Performance impact of using a string of length 100 characters as _Id column in Elastic Search

Hi,

I am planning to store events in elastic search. It can have around 100 million events at any point time. To de-dupe events, I am planning to create _id column of length 100 chars by concatenating below fields
entity_id - UUID (37 chars) +
event_creation_time (30 chars) +
event_type (30 chars)

This store will be having normal reads & writes along with aggregate queries (no updates / deletes)
Can you please let me know if there would be any performance impact or any other side-effects of using such lengthy string _id columns instead of default Ids.

Thanks,
Harish

This will help http://blog.mikemccandless.com/2014/05/choosing-fast-unique-identifier-uuid.html

A very long uid field is not great, especially if the uids can share a large common prefix: it will slow down the uid lookup that ES must do for every document you index or delete.

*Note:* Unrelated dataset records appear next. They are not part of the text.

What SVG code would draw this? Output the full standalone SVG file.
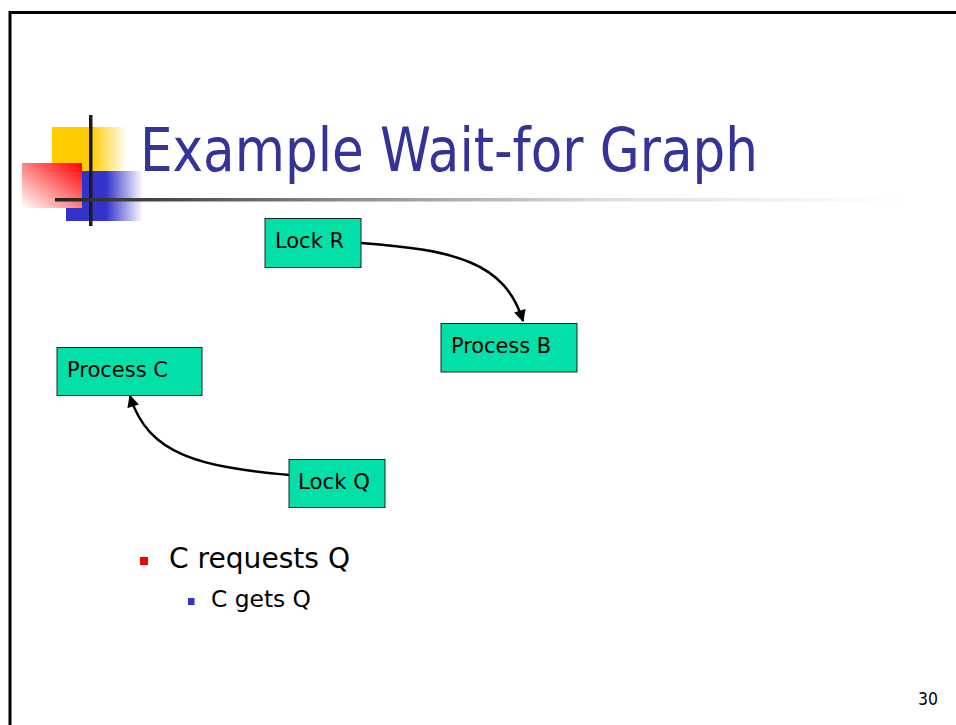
<svg xmlns="http://www.w3.org/2000/svg" width="956" height="725" viewBox="0 0 956 725">
<defs>
<linearGradient id="gy" x1="52" y1="0" x2="127" y2="0" gradientUnits="userSpaceOnUse"><stop offset="0" stop-color="#FFCC00"/><stop offset="0.52" stop-color="#FFCC00"/><stop offset="1" stop-color="#FFCC00" stop-opacity="0"/></linearGradient>
<linearGradient id="gb" x1="66" y1="0" x2="143" y2="0" gradientUnits="userSpaceOnUse"><stop offset="0" stop-color="#3333CC"/><stop offset="0.52" stop-color="#3333CC"/><stop offset="1" stop-color="#3333CC" stop-opacity="0"/></linearGradient>
<linearGradient id="gr" x1="1" y1="0" x2="0" y2="1"><stop offset="0" stop-color="#FF0000"/><stop offset="1" stop-color="#FFFFFF"/></linearGradient>
<linearGradient id="gl" x1="55" y1="0" x2="900" y2="0" gradientUnits="userSpaceOnUse"><stop offset="0" stop-color="#222"/><stop offset="0.33" stop-color="#888"/><stop offset="0.65" stop-color="#ddd"/><stop offset="1" stop-color="#fff"/></linearGradient>
<marker id="ah" viewBox="0 0 10 10" refX="9" refY="5" markerWidth="13" markerHeight="12" markerUnits="userSpaceOnUse" orient="auto"><path d="M0,0 L10,5 L0,10 z" fill="#000"/></marker>
<style>
.node rect{fill:#00E0A8;stroke:#222;stroke-width:1}
.node text{font-family:"DejaVu Sans",Tahoma,sans-serif;font-size:21.5px;fill:#000}
.edge{fill:none;stroke:#000;stroke-width:2.5}
.title{font-family:"DejaVu Sans",Tahoma,sans-serif;font-size:60px;fill:#333399}
.body{font-family:"DejaVu Sans",Tahoma,sans-serif;fill:#000}
</style>
</defs>
<rect width="956" height="725" fill="#fff"/>
<path d="M10,725 V12.5 H956" fill="none" stroke="#000" stroke-width="3"/>
<g id="logo">
<rect x="52" y="127" width="75" height="44" fill="url(#gy)"/>
<rect x="66" y="171" width="77" height="50" fill="url(#gb)"/>
<rect x="22" y="163" width="60" height="45" fill="url(#gr)"/>
<rect x="89" y="115" width="3.5" height="111" fill="#1a1a1a"/>
<rect x="55" y="198" width="845" height="3.5" fill="url(#gl)"/>
</g>
<text class="title" x="140" y="171" textLength="618" lengthAdjust="spacingAndGlyphs">Example Wait-for Graph</text>
<g id="connectors">
<path class="edge" d="M361,243 C455,250 505,262 523,321" marker-end="url(#ah)"/>
<path class="edge" d="M290,475 C200,467 148,455 130,396" marker-end="url(#ah)"/>
</g>
<g id="lockR" class="node"><rect x="265" y="218.5" width="96" height="49"/><text x="275" y="248" textLength="69" lengthAdjust="spacingAndGlyphs">Lock R</text></g>
<g id="processB" class="node"><rect x="441" y="323.5" width="136" height="48.5"/><text x="451" y="353" textLength="100" lengthAdjust="spacingAndGlyphs">Process B</text></g>
<g id="processC" class="node"><rect x="57" y="347.5" width="145" height="48"/><text x="67" y="377" textLength="101" lengthAdjust="spacingAndGlyphs">Process C</text></g>
<g id="lockQ" class="node"><rect x="289" y="459.5" width="96" height="48"/><text x="298" y="489" textLength="72" lengthAdjust="spacingAndGlyphs">Lock Q</text></g>
<rect x="140" y="557" width="8" height="8" fill="#FF0000"/>
<text class="body" x="169" y="568" font-size="28.5" textLength="181" lengthAdjust="spacingAndGlyphs">C requests Q</text>
<rect x="188" y="598" width="6.5" height="7" fill="#3333CC"/>
<text class="body" x="211" y="607" font-size="23" textLength="100" lengthAdjust="spacingAndGlyphs">C gets Q</text>
<text class="body" x="918" y="705" font-size="18" textLength="20" lengthAdjust="spacingAndGlyphs">30</text>
</svg>
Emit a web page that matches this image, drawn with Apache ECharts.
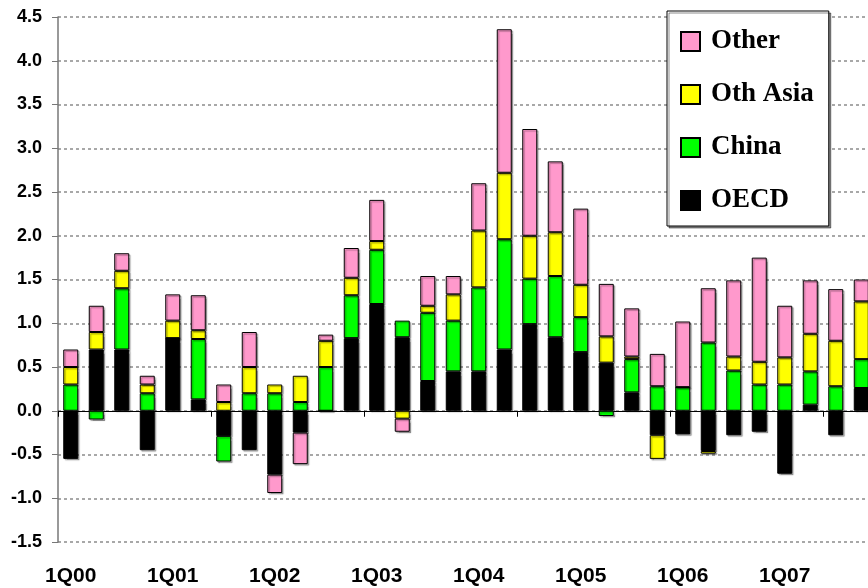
<!DOCTYPE html>
<html>
<head>
<meta charset="utf-8">
<script src="https://cdn.jsdelivr.net/npm/echarts@6/dist/echarts.min.js"></script>
<style>
html,body{margin:0;padding:0;background:#fff;}
#chart{width:868px;height:588px;}
</style>
</head>
<body>
<div id="chart"></div>
<script>
var categories = ['1Q00','2Q00','3Q00','4Q00','1Q01','2Q01','3Q01','4Q01',
  '1Q02','2Q02','3Q02','4Q02','1Q03','2Q03','3Q03','4Q03',
  '1Q04','2Q04','3Q04','4Q04','1Q05','2Q05','3Q05','4Q05',
  '1Q06','2Q06','3Q06','4Q06','1Q07','2Q07','3Q07','4Q07'];
var oecd = [-0.55, 0.70, 0.70, -0.45, 0.83, 0.13, -0.29, -0.45, -0.73, -0.25, 0, 0.83,
  1.22, 0.84, 0.34, 0.45, 0.45, 0.70, 0.99, 0.84, 0.67, 0.55, 0.21, -0.28,
  -0.27, -0.46, -0.28, -0.24, -0.72, 0.07, -0.28, 0.26];
var china = [0.30, -0.10, 0.70, 0.20, 0, 0.69, -0.29, 0.20, 0.20, 0.10, 0.50, 0.49,
  0.62, 0.19, 0.78, 0.58, 0.96, 1.26, 0.52, 0.70, 0.40, -0.06, 0.38, 0.28,
  0.27, 0.78, 0.46, 0.30, 0.30, 0.38, 0.28, 0.33];
var othAsia = [0.20, 0.20, 0.20, 0.10, 0.20, 0.10, 0.10, 0.30, 0.10, 0.30, 0.30, 0.20,
  0.10, -0.09, 0.08, 0.30, 0.65, 0.76, 0.49, 0.50, 0.37, 0.30, 0.03, -0.27,
  0, -0.03, 0.16, 0.26, 0.31, 0.43, 0.52, 0.66];
var other = [0.20, 0.30, 0.20, 0.10, 0.30, 0.40, 0.20, 0.40, -0.21, -0.36, 0.07, 0.34,
  0.47, -0.15, 0.34, 0.21, 0.54, 1.64, 1.22, 0.81, 0.87, 0.60, 0.55, 0.37,
  0.75, 0.62, 0.87, 1.19, 0.59, 0.61, 0.59, 0.25];
var seriesNames = ['OECD', 'China', 'Oth Asia', 'Other'];
var seriesColors = ['#000000', '#00ff00', '#ffff00', '#ff99cc'];
var legendOrder = ['Other', 'Oth Asia', 'China', 'OECD'];

var chart = echarts.init(document.getElementById('chart'), null, {renderer: 'canvas'});
var dataSets = [oecd, china, othAsia, other];
var series = dataSets.map(function (d, i) {
  return {
    name: seriesNames[i],
    type: 'bar',
    stack: 'total',
    barWidth: 15,
    data: d,
    itemStyle: {
      color: seriesColors[i],
      borderColor: '#000',
      borderWidth: 1,
      shadowColor: 'rgba(0,0,0,0.3)',
      shadowOffsetX: 1.5,
      shadowOffsetY: 1.5,
      shadowBlur: 1
    },
    emphasis: {disabled: true}
  };
});

chart.setOption({
  animation: false,
  backgroundColor: '#fff',
  grid: {left: 58, top: 17, width: 816, height: 525, containLabel: false, outerBoundsMode: 'none'},
  legend: {
    data: legendOrder,
    orient: 'vertical',
    left: 667,
    top: 11,
    padding: [17, 15, 12, 13],
    itemWidth: 19,
    itemHeight: 19,
    itemGap: 26,
    icon: 'rect',
    backgroundColor: '#fff',
    borderColor: '#000',
    borderWidth: 1,
    shadowColor: 'rgba(0,0,0,0.45)',
    shadowOffsetX: 2,
    shadowOffsetY: 2,
    shadowBlur: 0,
    selectedMode: false,
    textStyle: {
      fontFamily: 'Liberation Serif, Times New Roman, serif',
      fontWeight: 'bold',
      fontSize: 27,
      color: '#000',
      padding: [0, 0, 0, 6]
    }
  },
  xAxis: [
    {
      type: 'category',
      data: categories,
      position: 'bottom',
      axisLine: {onZero: true, lineStyle: {color: '#000', width: 1}},
      axisTick: {show: true, interval: 5, length: 6, lineStyle: {color: '#000'}},
      axisLabel: {show: false},
      splitLine: {show: false}
    },
    {
      type: 'category',
      data: categories,
      position: 'bottom',
      axisLine: {show: false, onZero: false},
      axisTick: {show: false},
      axisLabel: {
        show: true,
        interval: 3,
        margin: 24,
        fontFamily: 'Liberation Sans, Arial, sans-serif',
        fontWeight: 'bold',
        fontSize: 21,
        color: '#000'
      },
      splitLine: {show: false}
    }
  ],
  yAxis: {
    type: 'value',
    min: -1.5,
    max: 4.5,
    interval: 0.5,
    axisLine: {show: true, lineStyle: {color: '#777', width: 1.5}},
    axisTick: {show: true, length: 6, lineStyle: {color: '#777'}},
    axisLabel: {
      margin: 16,
      fontFamily: 'Liberation Sans, Arial, sans-serif',
      fontWeight: 'bold',
      fontSize: 18,
      color: '#000',
      formatter: function (v) { return v.toFixed(1); }
    },
    splitLine: {show: true, lineStyle: {color: '#8c8c8c', width: 1.5, type: [3, 3]}}
  },
  series: series
});
</script>
</body>
</html>
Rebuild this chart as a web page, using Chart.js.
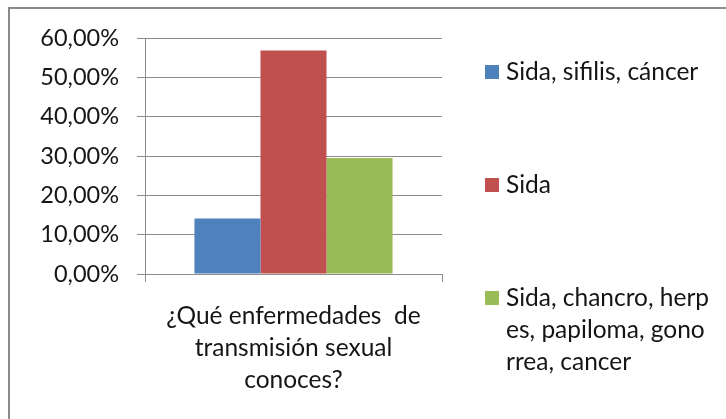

Thanks for your replies. Then is there any way of handling de-dupes on multiple columns during inserts?

One alternative that might be worth exploring/benchmarking is to use a hash of entity_id+event_creation_time+event_type. Or, if keeping them sequential is helpful, you could do event_creation_time+hash(entity_id+event_type). Also, I'd imagine those 30 chars for the timestamp could be expressed more compactly.